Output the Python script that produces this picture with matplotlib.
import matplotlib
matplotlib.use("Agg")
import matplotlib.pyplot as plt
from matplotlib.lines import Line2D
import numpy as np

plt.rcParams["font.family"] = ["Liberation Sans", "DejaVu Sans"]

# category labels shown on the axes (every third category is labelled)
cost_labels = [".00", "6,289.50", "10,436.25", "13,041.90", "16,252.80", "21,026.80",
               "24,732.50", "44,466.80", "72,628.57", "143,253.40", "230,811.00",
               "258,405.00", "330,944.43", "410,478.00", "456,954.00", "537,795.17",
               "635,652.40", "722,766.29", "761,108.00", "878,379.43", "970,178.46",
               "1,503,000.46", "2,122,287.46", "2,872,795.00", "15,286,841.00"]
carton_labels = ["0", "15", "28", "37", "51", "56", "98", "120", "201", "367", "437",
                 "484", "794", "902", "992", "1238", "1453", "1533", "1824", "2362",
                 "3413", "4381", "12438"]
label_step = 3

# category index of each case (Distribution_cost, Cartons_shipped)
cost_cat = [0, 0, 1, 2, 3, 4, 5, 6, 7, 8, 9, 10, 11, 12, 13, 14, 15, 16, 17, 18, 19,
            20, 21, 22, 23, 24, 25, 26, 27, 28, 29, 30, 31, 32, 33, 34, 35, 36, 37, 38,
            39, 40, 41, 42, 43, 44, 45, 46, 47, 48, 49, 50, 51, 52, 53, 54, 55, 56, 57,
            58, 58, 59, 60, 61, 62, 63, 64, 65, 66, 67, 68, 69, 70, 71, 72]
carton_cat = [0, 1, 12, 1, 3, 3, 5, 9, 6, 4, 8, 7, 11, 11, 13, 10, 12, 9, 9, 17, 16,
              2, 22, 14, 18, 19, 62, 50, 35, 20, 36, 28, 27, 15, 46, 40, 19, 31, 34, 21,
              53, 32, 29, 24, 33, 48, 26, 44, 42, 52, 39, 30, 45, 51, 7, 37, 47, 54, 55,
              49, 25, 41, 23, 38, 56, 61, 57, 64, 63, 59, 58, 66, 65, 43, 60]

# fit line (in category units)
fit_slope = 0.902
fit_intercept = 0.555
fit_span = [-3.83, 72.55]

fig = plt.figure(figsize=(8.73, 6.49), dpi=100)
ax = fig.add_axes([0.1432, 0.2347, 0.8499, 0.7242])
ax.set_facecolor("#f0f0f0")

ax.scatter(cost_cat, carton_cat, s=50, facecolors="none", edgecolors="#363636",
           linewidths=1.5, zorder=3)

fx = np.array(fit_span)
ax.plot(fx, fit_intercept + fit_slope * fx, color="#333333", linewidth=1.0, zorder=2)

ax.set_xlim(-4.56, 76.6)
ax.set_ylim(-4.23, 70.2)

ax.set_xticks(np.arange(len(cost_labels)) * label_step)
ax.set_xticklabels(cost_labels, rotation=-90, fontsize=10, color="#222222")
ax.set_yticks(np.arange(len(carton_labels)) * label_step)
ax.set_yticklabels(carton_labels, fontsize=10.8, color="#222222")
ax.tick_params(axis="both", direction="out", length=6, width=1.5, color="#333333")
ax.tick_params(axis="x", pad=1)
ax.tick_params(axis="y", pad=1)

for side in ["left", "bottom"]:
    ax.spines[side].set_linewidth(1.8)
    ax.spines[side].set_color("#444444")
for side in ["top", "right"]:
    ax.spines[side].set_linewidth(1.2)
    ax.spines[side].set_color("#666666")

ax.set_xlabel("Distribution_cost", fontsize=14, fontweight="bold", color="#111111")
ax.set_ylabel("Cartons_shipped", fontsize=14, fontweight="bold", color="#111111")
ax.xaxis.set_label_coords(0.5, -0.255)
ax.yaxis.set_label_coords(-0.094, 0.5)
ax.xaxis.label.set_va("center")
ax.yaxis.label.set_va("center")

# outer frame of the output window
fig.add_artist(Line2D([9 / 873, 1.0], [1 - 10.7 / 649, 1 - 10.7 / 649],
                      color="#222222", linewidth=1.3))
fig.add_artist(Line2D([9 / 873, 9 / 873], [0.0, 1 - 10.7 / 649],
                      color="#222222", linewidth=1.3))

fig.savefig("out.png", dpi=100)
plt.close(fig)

• **WRITTEN PROBLEM**: Select, from the listing, all lines that include the word "matplotlib".

• **EXERCISE ANSWER**:
Output the Python script that produces this picture with matplotlib.
import matplotlib
matplotlib.use("Agg")
import matplotlib.pyplot as plt
from matplotlib.lines import Line2D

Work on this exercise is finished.